If I can be serious for a moment, I’d like to try and work my way though this phobia. At the moment there is no pressure from entities other than myself. I’d like to keep it this way for as long as possible. One of the reasons I refused to approach any publishing houses or industry personnel before departing on my travels was, I did not want my world to revolve around a constant search for what would be good fodder for a book. Outside of the interviews, which were loosely tied together with maybe for our five pre-written questions and then open dialogue, nothing was scripted in advance. To regiment my every action would have probably led to disaster. The variables in this experiment were what allowed for so many unique and unexpected experiences. I felt not an ounce of trepidation or hesitation for six weeks… Except maybe from dealing with love interests, but girl stories are best told over alcohol, not blogs.

Now that I’ve returned, now that the process of formulating this book (or books, I still haven’t decided) has commenced, each day the cracks in my foundation are showing. Everyone I speak to is asking for progress reports. They all want to know how far along I am. When will they have a signed, finished copy of their own? I’m trying not to think that far ahead. I’m trying to remain grounded in reality. I’m trying not to let my imagination wander into dangerous territory, to daydream about the epilogue before I’ve even written page one. There’s enough material there to pool together into what I believe is a fascinating story. Whether it’s a travel guide though the eyes of independent musicians, or whether it’s a tale of some lonely kid driving eleven thousand miles soaking up as much information as possible from people he admires or people he’s just met… Either way it would interest me as a reader. I hope it interests my peers.
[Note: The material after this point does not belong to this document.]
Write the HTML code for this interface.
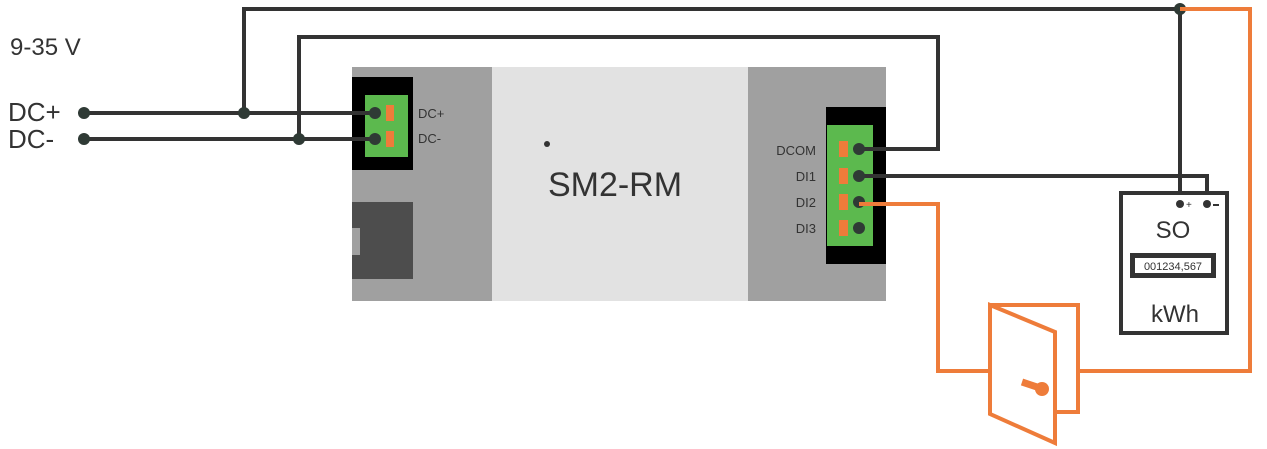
<!DOCTYPE html>
<html><head><meta charset="utf-8"><style>html,body{margin:0;padding:0;background:#fff}svg{display:block}</style></head>
<body>
<svg width="1267" height="449" viewBox="0 0 1267 449" xmlns="http://www.w3.org/2000/svg" font-family="Liberation Sans, sans-serif">
<!-- device -->
<rect x="352" y="67" width="140" height="234" fill="#a0a0a0"/>
<rect x="492" y="67" width="256" height="234" fill="#e2e2e2"/>
<rect x="748" y="67" width="138" height="234" fill="#a0a0a0"/>
<rect x="352" y="77" width="61" height="93" fill="#000"/>
<rect x="365" y="95" width="43" height="62" fill="#5cb94e"/>
<rect x="352" y="202" width="61" height="77" fill="#4d4d4d"/>
<rect x="352" y="228" width="8" height="27" fill="#a0a0a0"/>
<rect x="386" y="105" width="8" height="16" fill="#ee7c3a"/>
<rect x="386" y="131" width="8" height="16" fill="#ee7c3a"/>
<text x="418" y="118" font-size="13" fill="#333">DC+</text>
<text x="418" y="143" font-size="13" fill="#333">DC-</text>
<circle cx="547" cy="144" r="3" fill="#333"/>
<text x="615" y="196" font-size="34" fill="#333" text-anchor="middle">SM2-RM</text>
<rect x="826" y="107" width="60" height="157" fill="#000"/>
<rect x="827" y="125" width="46" height="121" fill="#5cb94e"/>
<g fill="#ee7c3a"><rect x="839" y="141" width="9" height="16"/><rect x="839" y="168" width="9" height="16"/><rect x="839" y="194" width="9" height="16"/><rect x="839" y="220" width="9" height="16"/></g>
<g font-size="13" fill="#333" text-anchor="end"><text x="816" y="155">DCOM</text><text x="816" y="181">DI1</text><text x="816" y="207">DI2</text><text x="816" y="233">DI3</text></g>
<!-- wires dark -->
<g stroke="#333" stroke-width="4" fill="none">
<line x1="84" y1="113" x2="375" y2="113"/>
<line x1="84" y1="139" x2="375" y2="139"/>
<polyline points="244,113 244,9 1180,9 1180,203"/>
<polyline points="299,139 299,37 938,37 938,149 859,149"/>
<polyline points="859,176 1207,176 1207,203"/>
</g>
<g fill="#2f3a35">
<circle cx="84" cy="113" r="6"/><circle cx="84" cy="139" r="6"/>
<circle cx="244" cy="113" r="6"/><circle cx="299" cy="139" r="6"/>
<circle cx="375" cy="113" r="6"/><circle cx="375" cy="139" r="6"/>
<circle cx="859" cy="149" r="6"/><circle cx="859" cy="176" r="6"/><circle cx="859" cy="202" r="6"/><circle cx="859" cy="228" r="6"/>
<circle cx="1180" cy="9" r="6"/>
</g>
<!-- orange wires -->
<g stroke="#ee7c3a" stroke-width="4" fill="none">
<polyline points="1180,9 1250,9 1250,371 1078,371"/>
<polyline points="859,204 938,204 938,371 990,371"/>
<rect x="990" y="305" width="88" height="107"/>
<polygon points="990,305 1055,332 1055,443 990,414" fill="#fff"/>
<line x1="1022" y1="382" x2="1040" y2="388" stroke-width="7"/>
</g>
<circle cx="1042" cy="389" r="7" fill="#ee7c3a"/>
<!-- meter -->
<rect x="1121" y="193" width="106" height="140" fill="#fff" stroke="#333" stroke-width="4"/>
<circle cx="1180" cy="204" r="4" fill="#333"/><circle cx="1207" cy="204" r="4" fill="#333"/>
<text x="1186" y="208" font-size="10" fill="#333">+</text>
<rect x="1213" y="204" width="6" height="2" fill="#333"/>
<text x="1173" y="238" font-size="24" fill="#333" text-anchor="middle">SO</text>
<rect x="1130" y="253" width="86" height="25" fill="#333"/>
<rect x="1135" y="258" width="76" height="15" fill="#fff"/>
<text x="1173" y="270" font-size="11" fill="#333" text-anchor="middle">001234,567</text>
<text x="1175" y="322" font-size="24" fill="#333" text-anchor="middle">kWh</text>
<!-- labels -->
<text x="10" y="55" font-size="24" fill="#333">9-35 V</text>
<text x="8" y="121" font-size="26" fill="#333">DC+</text>
<text x="8" y="148" font-size="26" fill="#333">DC-</text>
</svg>
</body></html>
There’s always this voice telling me my aspirations are just too big. Sometimes I can’t even comprehend what I’m trying to achieve. It makes me want to throw everything I’ve recorded into a closet and not look at it again. Fifteen minutes later, I’ll be driving for coffee or playing guitar, and suddenly I’ll have a flashback. I’ll close my eyes and I’ll see myself walking down Ridgemont Drive in Abilene, Texas looking for a place to eat. Pink and sunburned, shirtless and rummaging my pockets for some loose dollar bills, kicking up red earth and watching sporadic traffic pass me by. I’ll flashback to the most random, meaningless moments and feels like being lifted up into the sky. It is the very epitome of cliche pap, but it is true. After these finite moments, once I remember to exhale, once I blink and I come to, I can’t wait to sit down and start writing again. It keeps me from succumbing to the fear of failure.